Data excerpt
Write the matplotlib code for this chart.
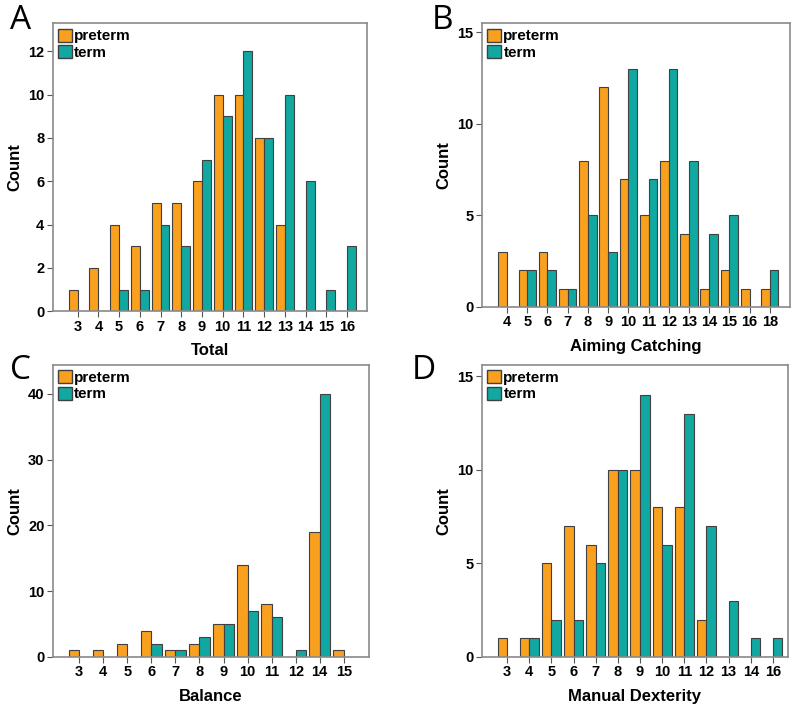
import matplotlib
matplotlib.use('Agg')
import matplotlib.pyplot as plt
import numpy as np
from matplotlib.patches import Patch

plt.rcParams['font.family'] = ['Liberation Sans', 'DejaVu Sans']

# panel A - Total
total_cats = ['3', '4', '5', '6', '7', '8', '9', '10', '11', '12', '13', '14', '15', '16']
total_pre = [1, 2, 4, 3, 5, 5, 6, 10, 10, 8, 4, 0, 0, 0]
total_term = [0, 0, 1, 1, 4, 3, 7, 9, 12, 8, 10, 6, 1, 3]

# panel B - Aiming Catching
aim_cats = ['4', '5', '6', '7', '8', '9', '10', '11', '12', '13', '14', '15', '16', '18']
aim_pre = [3, 2, 3, 1, 8, 12, 7, 5, 8, 4, 1, 2, 1, 1]
aim_term = [0, 2, 2, 1, 5, 3, 13, 7, 13, 8, 4, 5, 0, 2]

# panel C - Balance
bal_cats = ['3', '4', '5', '6', '7', '8', '9', '10', '11', '12', '14', '15']
bal_pre = [1, 1, 2, 4, 1, 2, 5, 14, 8, 0, 19, 1]
bal_term = [0, 0, 0, 2, 1, 3, 5, 7, 6, 1, 40, 0]

# panel D - Manual Dexterity
md_cats = ['3', '4', '5', '6', '7', '8', '9', '10', '11', '12', '13', '14', '16']
md_pre = [1, 1, 5, 7, 6, 10, 10, 8, 8, 2, 0, 0, 0]
md_term = [0, 1, 2, 2, 5, 10, 14, 6, 13, 7, 3, 1, 1]

orange = '#F9A01E'
teal = '#10A8A0'
edge = '#404040'

fig = plt.figure(figsize=(8, 7.04), dpi=100)

panels = [
    ('A', [0.066, 0.558, 0.393, 0.409], total_cats, total_pre, total_term, 'Total',
     [0, 2, 4, 6, 8, 10, 12], 13.3, (-1.2, 13.97)),
    ('B', [0.6025, 0.564, 0.385, 0.403], aim_cats, aim_pre, aim_term, 'Aiming Catching',
     [0, 5, 10, 15], 15.5, (-1.24, 14.0)),
    ('C', [0.066, 0.0668, 0.395, 0.415], bal_cats, bal_pre, bal_term, 'Balance',
     [0, 10, 20, 30, 40], 44.4, (-1.1, 12.04)),
    ('D', [0.6025, 0.0668, 0.3825, 0.415], md_cats, md_pre, md_term, 'Manual Dexterity',
     [0, 5, 10, 15], 15.6, (-1.13, 12.68)),
]

letter_pos = {'A': (0.012, 0.995), 'B': (0.54, 0.995), 'C': (0.012, 0.497), 'D': (0.515, 0.497)}

w = 0.43
for letter, rect, cats, pre, term, xlabel, yticks, ytop, xlim in panels:
    ax = fig.add_axes(rect)
    x = np.arange(len(cats))
    ax.bar(x - w / 2, pre, w, color=orange, edgecolor=edge, linewidth=0.8)
    ax.bar(x + w / 2, term, w, color=teal, edgecolor=edge, linewidth=0.8)
    ax.set_xticks(x)
    ax.set_xticklabels(cats, fontsize=10.5, fontweight='bold')
    ax.set_yticks(yticks)
    ax.set_yticklabels([str(t) for t in yticks], fontsize=10.5, fontweight='bold')
    ax.set_ylim(0, ytop)
    ax.set_xlim(*xlim)
    ax.set_xlabel(xlabel, fontsize=12, fontweight='bold', labelpad=7)
    ax.set_ylabel('Count', fontsize=12, fontweight='bold', labelpad=4)
    for s in ax.spines.values():
        s.set_color('#8a8a8a')
        s.set_linewidth(1.2)
    ax.tick_params(axis='both', length=4, width=0.8, color='#555555', pad=2)
    handles = [Patch(facecolor=orange, edgecolor=edge, label='preterm'),
               Patch(facecolor=teal, edgecolor=edge, label='term')]
    ax.legend(handles=handles, loc='upper left', frameon=False,
              handlelength=0.9, handleheight=0.95, handletextpad=0.15,
              labelspacing=0.1, borderaxespad=0.15, borderpad=0.2,
              prop={'weight': 'bold', 'size': 11})
    fx, fy = letter_pos[letter]
    fig.text(fx, fy, letter, fontsize=24, family='Open Sans', va='top', ha='left')

fig.savefig('out.png', dpi=100)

Objective
Leave out the pictures and restate, word for word, the lines from the top of the data through the line containing "6, 1, 40, 0]", both included.

The response
Write the matplotlib code for this chart.
import matplotlib
matplotlib.use('Agg')
import matplotlib.pyplot as plt
import numpy as np
from matplotlib.patches import Patch

plt.rcParams['font.family'] = ['Liberation Sans', 'DejaVu Sans']

# panel A - Total
total_cats = ['3', '4', '5', '6', '7', '8', '9', '10', '11', '12', '13', '14', '15', '16']
total_pre = [1, 2, 4, 3, 5, 5, 6, 10, 10, 8, 4, 0, 0, 0]
total_term = [0, 0, 1, 1, 4, 3, 7, 9, 12, 8, 10, 6, 1, 3]

# panel B - Aiming Catching
aim_cats = ['4', '5', '6', '7', '8', '9', '10', '11', '12', '13', '14', '15', '16', '18']
aim_pre = [3, 2, 3, 1, 8, 12, 7, 5, 8, 4, 1, 2, 1, 1]
aim_term = [0, 2, 2, 1, 5, 3, 13, 7, 13, 8, 4, 5, 0, 2]

# panel C - Balance
bal_cats = ['3', '4', '5', '6', '7', '8', '9', '10', '11', '12', '14', '15']
bal_pre = [1, 1, 2, 4, 1, 2, 5, 14, 8, 0, 19, 1]
bal_term = [0, 0, 0, 2, 1, 3, 5, 7, 6, 1, 40, 0]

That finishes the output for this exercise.